Lizzie: Would you recommend this pathway to publishing to other authors getting started?
Carol: I would, as long as people know what they are getting into. There are lots ways of getting support for your self-publishing project but, unless you are part of a co-operative with a suitable range of skills, it could cost a certain amount of money. You need a decent lay-out and a cover that grabs the reader’s attention. Above all, you need to be well-edited, both for typos but also for pace and continuity. I’ve read hundreds of traditionally published books with numerous errors but if you’re self-published many people will pounce on the smallest mistake, magnify it and say, ‘Well it’s self-published, what do you expect?’ The hardest thing is still promotion and that’s a never-ending battle, but again it’s the same for the mid-list, traditionally published author. Indie publishing my books has taken me to lots of exciting places, including being part of the first Indie panel at Crimefest. If any author wants to take control of the future of their own books and is realistic to the need for hard work, I’d say, ‘Go for it.’

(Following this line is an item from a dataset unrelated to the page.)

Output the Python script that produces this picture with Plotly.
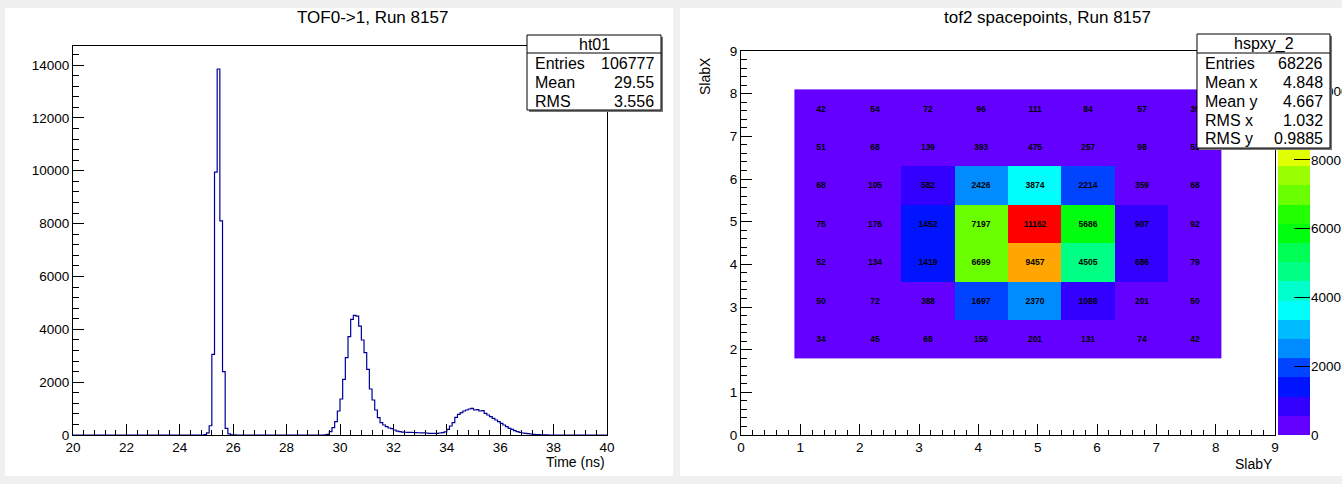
import colorsys
import plotly.graph_objects as go

W, H = 1342, 484

# ---------------- Left panel: TOF0->1 time histogram ----------------
left_title = "TOF0->1, Run 8157"
time_range = [20.0, 40.0]
bin_width = 0.1
first_bin_low = 24.8
counts = [
    0, 15, 80, 350, 3050, 9950, 13850, 8100, 2400, 250, 40, 10, 5,          # 24.8 - 26.0
    0, 0, 0, 0, 0, 0, 0, 0, 0, 0, 0, 0, 0, 0, 0, 0, 0,                      # 26.1 - 27.7
    0, 0, 0, 0, 0, 0, 0, 0, 0, 0, 0, 0, 0, 0, 0, 0,                         # 27.8 - 29.3
    10, 25, 126, 277, 504, 908, 1362, 2106, 2925, 3720, 4376, 4527, 4502,   # 29.4 - 30.6
    4123, 3594, 3115, 2484, 1740, 1324, 946, 656, 467, 378, 315, 265, 240,  # 30.7 - 31.9
    190, 150, 126, 110, 105, 100, 98, 95, 88, 85, 82, 80, 75, 65, 60, 58,   # 32.0 - 33.5
    62, 75, 90, 120, 214, 340, 466, 668, 782, 845, 908, 946, 984, 1009,     # 33.6 - 34.9
    946, 958, 908, 920, 820, 757, 694, 630, 567, 504, 441, 378, 315, 252,   # 35.0 - 36.3
    214, 164, 126, 100, 76, 63, 50, 38, 25, 15, 12, 8, 5, 3, 0,             # 36.4 - 37.8
]
left_xticks = [20, 22, 24, 26, 28, 30, 32, 34, 36, 38, 40]
left_yticks = [0, 2000, 4000, 6000, 8000, 10000, 12000, 14000]
left_stats_name = "ht01"
left_stats = [("Entries", "106777"), ("Mean", "29.55"), ("RMS", "3.556")]

# ---------------- Right panel: tof2 spacepoints ----------------
right_title = "tof2 spacepoints, Run 8157"
slabY_edges = [0.9, 1.8, 2.7, 3.6, 4.5, 5.4, 6.3, 7.2, 8.1]
slabX_edges = [1.8, 2.7, 3.6, 4.5, 5.4, 6.3, 7.2, 8.1]
cells = [  # rows from bottom (SlabX 1.8-2.7) to top
    [34, 45, 68, 156, 201, 131, 74, 42],
    [50, 72, 388, 1697, 2370, 1088, 201, 50],
    [52, 134, 1419, 6699, 9457, 4505, 686, 79],
    [75, 176, 1452, 7197, 11162, 5686, 907, 92],
    [68, 105, 582, 2426, 3874, 2214, 359, 68],
    [51, 68, 139, 393, 475, 257, 98, 53],
    [42, 54, 72, 96, 111, 84, 57, 35],
]
z_max = 11162
right_ticks = [0, 1, 2, 3, 4, 5, 6, 7, 8, 9]
cbar_ticks = [0, 2000, 4000, 6000, 8000, 10000]
right_stats_name = "hspxy_2"
right_stats = [("Entries", "68226"), ("Mean x", "4.848"), ("Mean y", "4.667"),
               ("RMS x", "1.032"), ("RMS y", "0.9885")]

FONT = "Liberation Sans, Arial, sans-serif"


def fx(p):
    return p / W


def fy(p):
    return 1 - p / H


# ROOT "pretty" palette, 20 contour levels
n_levels = 20
level_colors = []
for k in range(n_levels):
    i = int((k + 0.99) * 50 / n_levels)
    hue = 0.0 if i >= 49 else 280 - (i + 1) * 5.6
    r, g, b = colorsys.hls_to_rgb(hue / 360.0, 0.5, 1.0)
    level_colors.append("rgb(%d,%d,%d)" % (round(r * 255), round(g * 255), round(b * 255)))
colorscale = []
for k, c in enumerate(level_colors):
    colorscale.append([k / n_levels, c])
    colorscale.append([(k + 1) / n_levels, c])

# histogram outline over full axis range
n_total = int(round((time_range[1] - time_range[0]) / bin_width))
full = [0] * n_total
start_idx = int(round((first_bin_low - time_range[0]) / bin_width))
for j, v in enumerate(counts):
    full[start_idx + j] = v
edges = [round(time_range[0] + j * bin_width, 4) for j in range(n_total + 1)]

fig = go.Figure()
fig.add_trace(go.Scatter(
    x=edges, y=full + [full[-1]], mode="lines",
    line=dict(shape="hv", color="#000099", width=1.2),
    hoverinfo="skip", showlegend=False, xaxis="x", yaxis="y"))

text = [["<b>%d</b>" % v for v in row] for row in cells]
fig.add_trace(go.Heatmap(
    z=cells, x=slabY_edges, y=slabX_edges, zmin=0, zmax=z_max,
    colorscale=colorscale, text=text, texttemplate="%{text}",
    textfont=dict(size=8.5, color="black", family=FONT),
    xaxis="x2", yaxis="y2", hoverinfo="skip", showscale=False))

# palette bar drawn as its own small heatmap (so the stats box can cover it)
level_step = z_max / n_levels
pal_edges = [k * level_step for k in range(n_levels + 1)]
pal_z = [[(k + 0.5) * level_step] for k in range(n_levels)]
fig.add_trace(go.Heatmap(
    z=pal_z, x=[0, 1], y=pal_edges, zmin=0, zmax=z_max, colorscale=colorscale,
    xaxis="x3", yaxis="y3", hoverinfo="skip", showscale=False))

axis_common = dict(showgrid=False, zeroline=False, showline=True, linecolor="black",
                   linewidth=1, mirror=True, ticks="inside", tickcolor="black",
                   tickfont=dict(size=13.5, color="black", family=FONT))

fig.update_layout(
    width=W, height=H, margin=dict(l=0, r=0, t=0, b=0, autoexpand=False),
    paper_bgcolor="#f0f0f0", plot_bgcolor="white",
    font=dict(family=FONT, color="black"),
    xaxis=dict(domain=[fx(73), fx(607)], range=time_range, anchor="y",
               tickvals=left_xticks, ticktext=[str(v) for v in left_xticks], ticklen=11,
               minor=dict(dtick=0.4, tick0=20, ticklen=5.5, ticks="inside", tickcolor="black"),
               **axis_common),
    yaxis=dict(domain=[fy(435), fy(46)], range=[0, 14720], anchor="x",
               tickvals=left_yticks, ticktext=[str(v) for v in left_yticks], ticklen=11,
               minor=dict(dtick=400, tick0=0, ticklen=5.5, ticks="inside", tickcolor="black"),
               **axis_common),
    xaxis2=dict(domain=[fx(741), fx(1275)], range=[0, 9], anchor="y2",
                tickvals=right_ticks, ticktext=[str(v) for v in right_ticks], ticklen=11,
                minor=dict(dtick=0.2, tick0=0, ticklen=5.5, ticks="inside", tickcolor="black"),
                **axis_common),
    yaxis2=dict(domain=[fy(435), fy(51)], range=[0, 9], anchor="x2",
                tickvals=right_ticks, ticktext=[str(v) for v in right_ticks], ticklen=11,
                minor=dict(dtick=0.2, tick0=0, ticklen=5.5, ticks="inside", tickcolor="black"),
                **axis_common),
    xaxis3=dict(domain=[fx(1278), fx(1310)], range=[0, 1], anchor="y3",
                visible=False, fixedrange=True),
    yaxis3=dict(domain=[fy(435), fy(51)], range=[0, z_max], anchor="x3", side="right",
                showgrid=False, zeroline=False, showline=False,
                ticks="inside", ticklen=16, tickcolor="black", tickwidth=1,
                tickvals=cbar_ticks, ticktext=[str(v) for v in cbar_ticks],
                tickfont=dict(size=13.5, color="black", family=FONT)),
)

shapes = [
    dict(type="rect", xref="paper", yref="paper", x0=fx(5), x1=fx(673), y0=fy(476), y1=fy(8),
         fillcolor="white", line=dict(width=0), layer="below"),
    dict(type="rect", xref="paper", yref="paper", x0=fx(680), x1=fx(1342), y0=fy(476), y1=fy(8),
         fillcolor="white", line=dict(width=0), layer="below"),
]
annotations = [
    dict(text=left_title, x=fx(372), y=fy(18), xref="paper", yref="paper",
         showarrow=False, font=dict(size=17, family=FONT), xanchor="center", yanchor="middle"),
    dict(text=right_title, x=fx(1047), y=fy(18), xref="paper", yref="paper",
         showarrow=False, font=dict(size=17, family=FONT), xanchor="center", yanchor="middle"),
    dict(text="Time (ns)", x=fx(607), y=fy(462), xref="paper", yref="paper",
         showarrow=False, font=dict(size=14, family=FONT), xanchor="right", yanchor="middle"),
    dict(text="SlabY", x=fx(1275), y=fy(464), xref="paper", yref="paper",
         showarrow=False, font=dict(size=14, family=FONT), xanchor="right", yanchor="middle"),
    dict(text="SlabX", x=fx(705), y=fy(76), xref="paper", yref="paper", textangle=-90,
         showarrow=False, font=dict(size=14, family=FONT), xanchor="center", yanchor="middle"),
]


def stats_box(x0, x1, y0, y1, yline, name, rows, row_y):
    shapes.append(dict(type="rect", xref="paper", yref="paper",
                       x0=fx(x0 + 2), x1=fx(x1 + 2), y0=fy(y1 + 2), y1=fy(y0 + 2),
                       fillcolor="#777777", line=dict(width=0), layer="above"))
    shapes.append(dict(type="rect", xref="paper", yref="paper",
                       x0=fx(x0), x1=fx(x1), y0=fy(y1), y1=fy(y0),
                       fillcolor="white", line=dict(color="black", width=1), layer="above"))
    shapes.append(dict(type="line", xref="paper", yref="paper",
                       x0=fx(x0), x1=fx(x1), y0=fy(yline), y1=fy(yline),
                       line=dict(color="black", width=1), layer="above"))
    annotations.append(dict(text=name, x=fx((x0 + x1) / 2), y=fy((y0 + yline) / 2 + 0.5),
                            xref="paper", yref="paper", showarrow=False,
                            font=dict(size=16, family=FONT), xanchor="center", yanchor="middle"))
    for (lab, val), yy in zip(rows, row_y):
        annotations.append(dict(text=lab, x=fx(x0 + 6), y=fy(yy), xref="paper", yref="paper",
                                showarrow=False, font=dict(size=16, family=FONT),
                                xanchor="left", yanchor="middle"))
        annotations.append(dict(text=val, x=fx(x1 - 5), y=fy(yy), xref="paper", yref="paper",
                                showarrow=False, font=dict(size=16, family=FONT),
                                xanchor="right", yanchor="middle"))


stats_box(527, 661, 35, 110, 53, left_stats_name, left_stats, [63, 82, 101])
stats_box(1197, 1330, 34, 148, 53, right_stats_name, right_stats, [63, 82, 101, 120, 138])

fig.update_layout(shapes=shapes, annotations=annotations)
fig.write_html(
    "out.html",
    config={"displayModeBar": False},
    post_script="document.body.style.margin='0px';document.body.style.overflow='hidden';",
)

Lizzie: So what’s next, Carol? 
Carol: In March 2018, you and I and the organisers of Portsmouth Bookfest have our first Mystery Fest Day at Portsmouth Central Library. There is still a lot of organisation to do and emails to send and, as I’m
Participating Moderator for the History Mystery Panel, it would be a good plan if I could publish my first Victorian Murder Mystery,
Strangers and Angels. It’s set just before Christmas, so I need to get it out by
December, even though I know it’s late for the Christmas market this year. I’m really excited about this book, which is set in a real place, the naval town of Gosport, and is centred around a real event, in 1850 two ships full of Turkish sailors came from the Ottoman Empire on a training mission. Many of the sailors died from cholera or accidents and, to honour them, Gosport has a very rare Muslim naval burial place within the Naval graveyard. Of course, being a crime writer, I had to take the poshest street in Gosport, The Crescent, and endow it with a Turkish sailor, a rebellious lady’s maid and a dead body.

I’m looking forward to writing the next Victorian Mystery in the series, although all I know at the moment is that it involves a spectral horseman and mesmerism.